Podemos leader Pablo Iglesias listens to the speech of Spanish Socialist Party (PSOE) leader Pedro Sanchez, during a debate to form a new government at the Spanish Parliament on March 1, 2016 in Madrid, Spain.Pablo Blazquez Dominguez / Getty
It’s been described as Spain’s equivalent of Watergate. With less than three weeks before Spain heads to the polls for a knife-edge general election, its political arena has been rocked by a series of revelations over spying operations directed at the left-wing party Podemos. On March 27 it was disclosed that the presiding judge in the trial of disgraced police commissioner José Manuel Villarejo had opened an investigation into the 2015 theft of the mobile phone of Podemos leader Pablo Iglesias’s assistant, Dina Bousselham, believing that it had been stolen by Interior Ministry officials. Private messages taken from the phone were later published by right-wing press outlets to whip up controversy over offhand comments the Podemos leader had made about a conservative TV presenter.
This was only the beginning. The following day Villajero, who is on trial for running extortion and espionage operations against political targets, admitted to spying on Iglesias as part of a “criminal” investigation, moreover insinuating that former vice premier Soraya Sáenz de Santamaría (of the right-wing Partido Popular) had been aware of the operation.
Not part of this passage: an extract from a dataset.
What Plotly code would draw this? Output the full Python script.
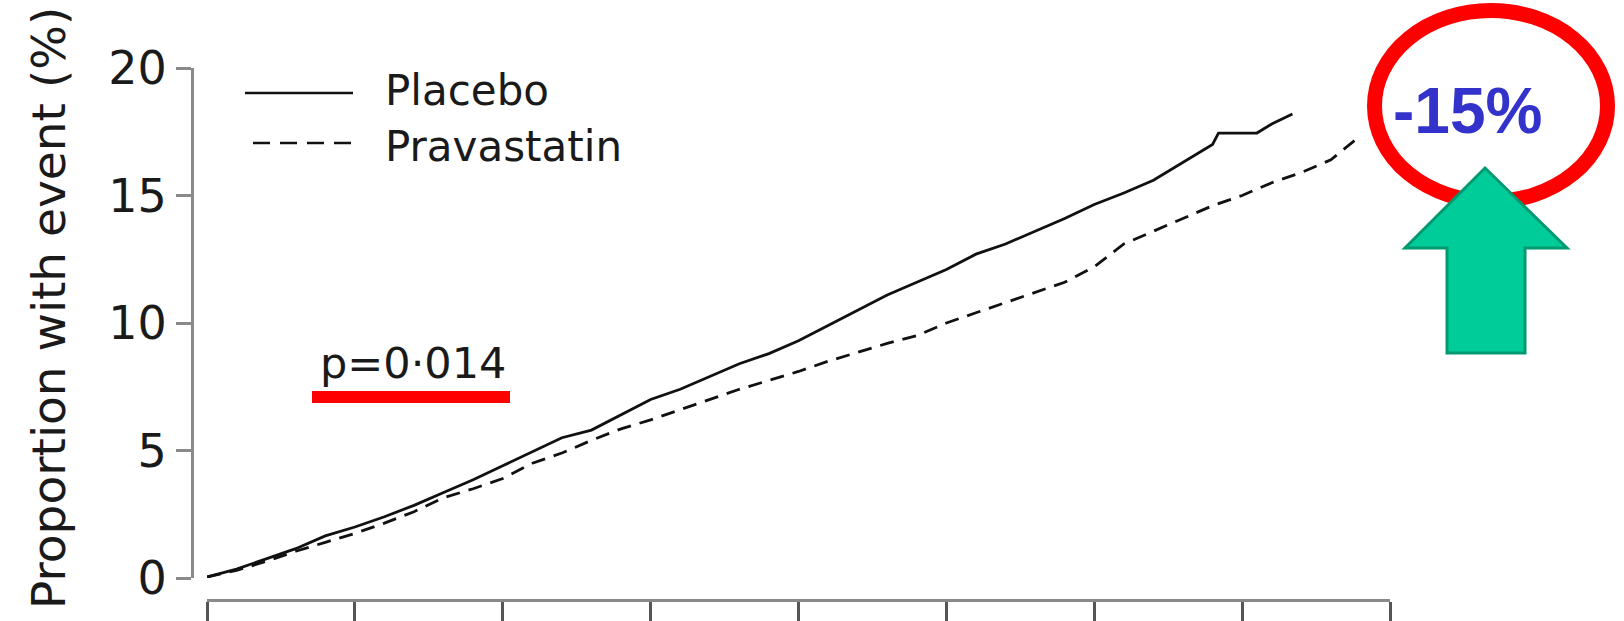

His testimony was then followed by the disclosure that high-ranking officials in the Interior Ministry had granted residency to a Venezuelan man in April 2016 in exchange for documents purporting to show the existence of offshore bank accounts belonging to Iglesias and other Podemos leaders. The payments in the accounts were meant to have come from the Cuban intelligence services and the Chávez government in Venezuela. Though never verified by the police, and later proven to be false, the information was leaked to the right-wing outlet OK Diario in May 2016 and then circulated throughout national media, at a time when Podemos and the Socialists (PSOE) were negotiating over a possible government coalition.
The intent behind these moves was clear: to harness the Spanish state’s law enforcement agencies to smear Podemos and derail talks on creating a coalition of the Left as they reached a critical juncture. Those responsible came from figures in the highest echelons of Mariano Rajoy’s Partido Popular (PP) government, who sought to cling onto to power after inconclusive elections. A 2017 parliamentary inquiry found that “the investigation and persecution of political adversaries” took place with “the knowledge and consent” of the PP’s Interior Minister Jorge Fernández Díaz, citing as one example the fabrication of the so-called PISA report on illegal Podemos funding.